Well, depending on what you mean by the former, I might agree. Children don't learn just by passively absorbing things spoken in their environment. They figure it out because it lets them get what they want from their parents, interact with their peers, etc. Every such activity is an exercise, that's how they get better at it. Later, when they go to school, they're forced to exercise even more, by reading, writing, and interacting with the teacher and each other.
When you tell me there's an "French immersion school", I assume this is a school that forces all the school activities to be done in French (minus, maybe, student interactions). An "immersion school" that doesn't make you do that defeats the purpose!
And if you're wondering what's the difference between what I consider immersion, and just studying a language, it's that you don't try to teach people by taking the language apart, feeding them it's rules, and hoping they'll be able to reconstruct it from that, you force them to do stuff using thr language, correct any mistakes they make, and otherwise make them figure it out on their own.

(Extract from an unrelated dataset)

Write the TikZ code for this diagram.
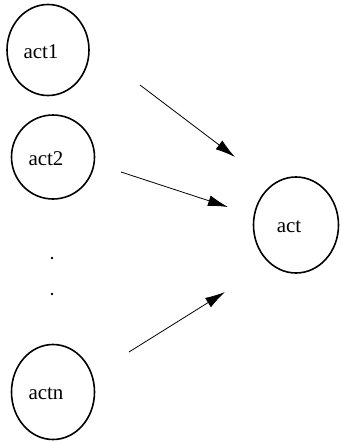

The immersion schools/classes force everything to happen in French. Students resist it, so it’s not perfect, but it’s pretty much what you’re picturing, minus English class and a day off now and then for the science fair or pride parade. End result: 60 hours of study in 6 years.
And it’s not just one bad school or province. It is a national issue in Canada. Every year there is a teapot tempest about how ineffective this is, but we keep doing it (the political reasons are long-dead by now).
I'm definitely not picturing students being able to "read along" with the teacher. I can believe this is a national issue, I just don't think it's an issue with the methodology as much as it is a simple case of low standards.